With all the “super staying power” makeup on your face, the removal process may sound a little overwhelming, says Megan Garmers, founder of MG Hair & Makeup, which provides beauty services nationwide. Garmers advises starting with your eyes and use an all-in-one eye makeup remover, such as Almay’s Oil-Free Eye Makeup Remover Pads to clear off waterproof mascara and eyeliner, eye shadow sealer and color; this works great for long-lasting lip color. Once eye makeup is mostly gone, Garmers recommends finishing the job and wiping the entire face clean with Alcone’s Makeup Remover Cloths — no rinsing necessary and they come in convenient, single-use packages.
Emily Hudspeth, a Richmond, Virginia.-based hair designer and makeup artist, also is a fan of wipes — her go-to is Neutrogena Make-Up Remover Cleansing Towelettes, which work on waterproof mascara — followed by a mild cleanser and moisturizer like Cetaphil.
If you’re pressed for time or energy, the wipes-only method is much better than nothing, Hudspeth says: “Sleeping in your makeup — even beautiful wedding day makeup — is never a good idea.”
Bobby pins and hairspray are an updo’s best friends. Just as your trial run will show you how well they’ll hold up your look, it also will be a great opportunity to see how they impact the process for taking your ’do down, notes Hudspeth. “Tell your stylist if you want your style to stay put overnight — I kept mine up for the day-after brunch and a photo session — or if you prefer a style that can be taken down without much work,” she says. “If you opt for easy takedown, know that it may not hold up through the event.”
If you’re less concerned with fast and easy, simply plan to start removing pins near the bottom of your head and work up, Garmers says. The opposite process will cause the loose hair on top of your head to complicate the rest of your work below.

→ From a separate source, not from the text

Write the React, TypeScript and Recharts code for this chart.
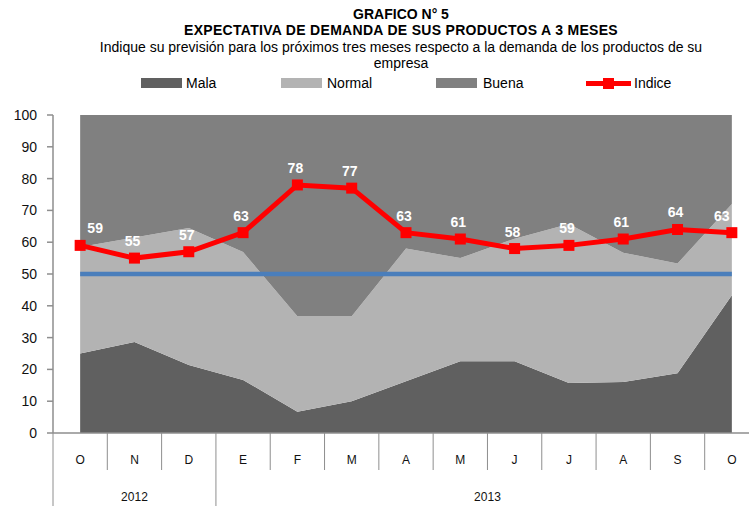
import React from 'react';
import { ComposedChart, Area, Line, XAxis, YAxis } from 'recharts';

const months = ['O', 'N', 'D', 'E', 'F', 'M', 'A', 'M', 'J', 'J', 'A', 'S', 'O'];
const yearLabels = ['2012', '2013'];
const mala = [25, 28.6, 21.4, 16.7, 6.7, 10, 16.3, 22.6, 22.6, 15.7, 16, 18.8, 43.3];
const normal = [33.5, 32.9, 43.1, 40.2, 30, 26.7, 41.7, 32.4, 38.5, 50, 40.7, 34.5, 28.7];
const buena = [41.5, 38.5, 35.5, 43.1, 63.3, 63.3, 42, 45, 38.9, 34.3, 43.3, 46.7, 28];
const indice = [59, 55, 57, 63, 78, 77, 63, 61, 58, 59, 61, 64, 63];
const umbral = [50, 50, 50, 50, 50, 50, 50, 50, 50, 50, 50, 50, 50];
const yTicks = [0, 10, 20, 30, 40, 50, 60, 70, 80, 90, 100];

const data = months.map((m, i) => ({
  idx: i,
  month: m,
  mala: mala[i],
  normal: normal[i],
  buena: buena[i],
  indice: indice[i],
  umbral: umbral[i],
}));

const FONT = '"Liberation Sans", Arial, sans-serif';
const AXIS_GRAY = '#8e8e8e';

const MonthTick = (props: any) => {
  const { x, y, payload, index } = props;
  const i = typeof index === 'number' ? index : payload.index;
  const half = payload && payload.offset ? payload.offset : 27.15;
  const left = x - half;
  const isYearStart = i === 0 || i === 3;
  return (
    <g>
      <line x1={left} y1={y} x2={left} y2={isYearStart ? y + 80 : y + 37} stroke={AXIS_GRAY} strokeWidth={1} />
      <text x={x} y={y + 31} textAnchor="middle" fontSize={12} fontFamily={FONT} fill="#111">
        {months[i]}
      </text>
      {i === 1 && (
        <text x={x} y={y + 68} textAnchor="middle" fontSize={12} fontFamily={FONT} fill="#111">
          {yearLabels[0]}
        </text>
      )}
      {i === 7 && (
        <text x={x + half} y={y + 68} textAnchor="middle" fontSize={12} fontFamily={FONT} fill="#111">
          {yearLabels[1]}
        </text>
      )}
    </g>
  );
};

const IndiceLabel = (props: any) => {
  const { x, y, index, value } = props;
  let dx = -2;
  if (index === 0) dx = 15;
  if (index === months.length - 1) dx = -10;
  return (
    <text
      x={x + dx}
      y={y - 12}
      textAnchor="middle"
      fontSize={14}
      fontWeight="bold"
      fontFamily={FONT}
      fill="#ffffff"
    >
      {value}
    </text>
  );
};

const SquareDot = (props: any) => {
  const { cx, cy, index } = props;
  if (cx == null || cy == null) return <g key={index} />;
  return <rect key={index} x={cx - 5.5} y={cy - 5.5} width={11} height={11} fill="#ff0000" />;
};

const textLine = (text: string, top: number, size: number, bold: boolean, spacing = 0) => (
  <div
    style={{
      position: 'absolute',
      left: 0,
      width: 802,
      top: top - 9,
      height: 18,
      lineHeight: '18px',
      textAlign: 'center',
      fontSize: size,
      fontWeight: bold ? 'bold' : 'normal',
      fontFamily: FONT,
      color: '#000',
      whiteSpace: 'nowrap',
      letterSpacing: spacing,
    }}
  >
    {text}
  </div>
);

const LegendItem = ({ left, color, label, textLeft }: any) => (
  <>
    <div style={{ position: 'absolute', left, top: 78, width: 41, height: 10, background: color }} />
    <div
      style={{
        position: 'absolute',
        left: textLeft,
        top: 74,
        height: 18,
        lineHeight: '18px',
        fontSize: 14,
        fontFamily: FONT,
        color: '#000',
      }}
    >
      {label}
    </div>
  </>
);

export default function App() {
  return (
    <div
      style={{
        position: 'absolute',
        left: 0,
        top: 0,
        width: 749,
        height: 506,
        overflow: 'hidden',
        background: '#fff',
      }}
    >
      {textLine('GRAFICO N° 5', 14, 14, true)}
      {textLine('EXPECTATIVA DE DEMANDA DE SUS PRODUCTOS A 3 MESES', 30, 14, true, 0.3)}
      {textLine(
        'Indique su previsión para los próximos tres meses respecto a la demanda de los productos de su',
        47,
        14,
        false
      )}
      {textLine('empresa', 63, 14, false)}

      <LegendItem left={141} color="#606060" label="Mala" textLeft={186} />
      <LegendItem left={281} color="#b3b3b3" label="Normal" textLeft={327} />
      <LegendItem left={436} color="#808080" label="Buena" textLeft={483} />
      <div style={{ position: 'absolute', left: 586, top: 81, width: 45, height: 5, background: '#ff0000' }} />
      <div style={{ position: 'absolute', left: 603, top: 78, width: 11, height: 11, background: '#ff0000' }} />
      <div
        style={{
          position: 'absolute',
          left: 634,
          top: 74,
          height: 18,
          lineHeight: '18px',
          fontSize: 14,
          fontFamily: FONT,
          color: '#000',
        }}
      >
        Indice
      </div>

      <div style={{ position: 'absolute', left: 0, top: 0 }}>
        <ComposedChart
          width={760}
          height={506}
          data={data}
          margin={{ top: 115, right: 1, bottom: 0, left: 0 }}
        >
          <XAxis
            dataKey="idx"
            type="category"
            scale="band"
            height={73}
            interval={0}
            tickLine={false}
            tickSize={0}
            tickMargin={0}
            axisLine={{ stroke: AXIS_GRAY, strokeWidth: 1.5 }}
            tick={<MonthTick />}
          />
          <YAxis
            domain={[0, 100]}
            ticks={yTicks}
            width={53}
            tickSize={6}
            tickMargin={10}
            axisLine={{ stroke: AXIS_GRAY, strokeWidth: 1.5 }}
            tickLine={{ stroke: AXIS_GRAY, strokeWidth: 1.5 }}
            tick={{ fontSize: 14, fontFamily: FONT, fill: '#111' }}
            interval={0}
          />
          <Area
            dataKey="mala"
            stackId="s"
            type="linear"
            fill="#606060"
            fillOpacity={1}
            stroke="none"
            isAnimationActive={false}
            activeDot={false}
          />
          <Area
            dataKey="normal"
            stackId="s"
            type="linear"
            fill="#b3b3b3"
            fillOpacity={1}
            stroke="none"
            isAnimationActive={false}
            activeDot={false}
          />
          <Area
            dataKey="buena"
            stackId="s"
            type="linear"
            fill="#808080"
            fillOpacity={1}
            stroke="none"
            isAnimationActive={false}
            activeDot={false}
          />
          <Line
            dataKey="umbral"
            type="linear"
            stroke="#4a7ebb"
            strokeWidth={4.5}
            dot={false}
            activeDot={false}
            isAnimationActive={false}
          />
          <Line
            dataKey="indice"
            type="linear"
            stroke="#ff0000"
            strokeWidth={5}
            dot={<SquareDot />}
            activeDot={false}
            label={<IndiceLabel />}
            isAnimationActive={false}
          />
        </ComposedChart>
      </div>
    </div>
  );
}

The next step is deciding if you can deal with sleeping on a mop of kinky locks and crunchy curls, or if you’d rather bathe. “The shower police will not show up at your door if you don’t shower that night,” Garmers says, “however, taking a shower before brunch the next day would be a good idea.” To remove all the product, she advises trying your best to brush out your hair before getting in the water. Start near the bottom of your hair and work up, taking more hair with each stroke. Then, to help break down product that was meant to be waterproof and humidity-resistant, use conditioner first. “Finally, use your shampoo to wash your hair clean,” Garmers says. “You’ll look like your old self again, except now you’re married!”